An imperial protection racket
Like other nomad conquerors before and after them, the Huns did not impose their own culture on their new subjects. Quite the reverse: The lands the Huns occupied included many Romans and Rome-influenced tribes, who taught their new masters a lot. The Huns' power remained their cavalry, and they settled in what is now Hungary because its grassy plains could support horses. But they began to settle down in villages, enjoying the income from their subjects. Kelly says the Huns were not so much an empire as a protection racket.
When Attila emerged as the Huns' supreme leader, he extended the racket to the south and west. Sometimes he fought as a Roman ally against other "barbarians." But he also expected sizable payoffs in return for leaving Constantinople alone. The eastern emperors, worrying about Vandals in North Africa and Persians in the east, thought it was far better to pay him than to fight him.
Then the emperor Theodosius made a disastrous miscalculation: He cooked up a literally Byzantine intrigue to create regime change in the Hunnic Empire.
The most fascinating part of Kelly's book is the account of an embassy to Attila that was actually a front for a planned assassination. The ambassador, a young aristocrat named Maximinus, was completely out of the loop. So was his colleague the historian Priscus, who later reported the plot.
But Attila's own spies knew exactly what Constantinople was planning, and handled the plot with exquisite style--perhaps like Fidel Castro thwarting yet another CIA plot. The ambassador and the historian escaped with their lives, but others were not so lucky.
The climax of Attila's career was his foray into the Western Empire, when his forces swept across France and then moved south into Italy. His pretext was that a Roman princess had offered herself in marriage to him, only to be married off to someone else instead.

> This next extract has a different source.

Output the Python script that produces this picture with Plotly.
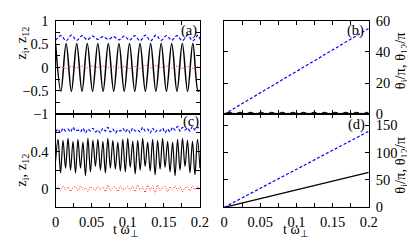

So he marched west to claim his bride -- and to make himself at least the co-emperor of the West.
Armed robbery on a large scale
An army of Romans and Goths gave him a good beating in the Battle of the Catalaunian Plain, effectively ending the myth of Hunnic invincibility. But Attila turned south to ravage Italy. He was turned away from Rome by the Pope's intercession; but Rome was a relic by then. The West was ruled from the Adriatic city of Ravenna, and Rome was hardly worth sacking.
But Attila had achieved his main purpose, which was armed robbery on a large scale. His armies returned to Hungary with enormous plunder. Not long after, in bed with his latest new wife, he fell into a drunken stupor, suffered a nosebleed, and drowned in his own blood.
His empire died with him. His sons fought one another for mastery, and all of them lost. But this was not good news for the Romans. Like people in the Soviet satellites in 1989, the Huns' subjects headed west for the relative safety of the empire. A few more decades of illegal immigration and general chaos turned a continental empire into a mob of squabbling barbarian kingdoms. Just as Rome hadn't been worth sacking, its last emperor, Romulus Augustulus, wasn't worth assassinating. He was pensioned off instead.
Kelly's account lets us draw some obvious parallels with our own era of imperial overstretch and mass migration. But he doesn't make a point of them, though the "Barbarian Terror" in the title looks like a publisher's marketing gimmick. Like the Romans, and like modern governments, Attila used terror when it was cost-effective. When it wasn't, he negotiated.
We can even regard him as a kind of tragic hero. He was a military and political genius who had come out of nowhere. He could usually outsmart and outfight his supposedly civilized enemies.
But he was a gangster who never went legit: The Huns created no institutions, built no culture, and left not a word of their own to describe their rise and fall. No one knows where Attila's tomb is, and his people have vanished.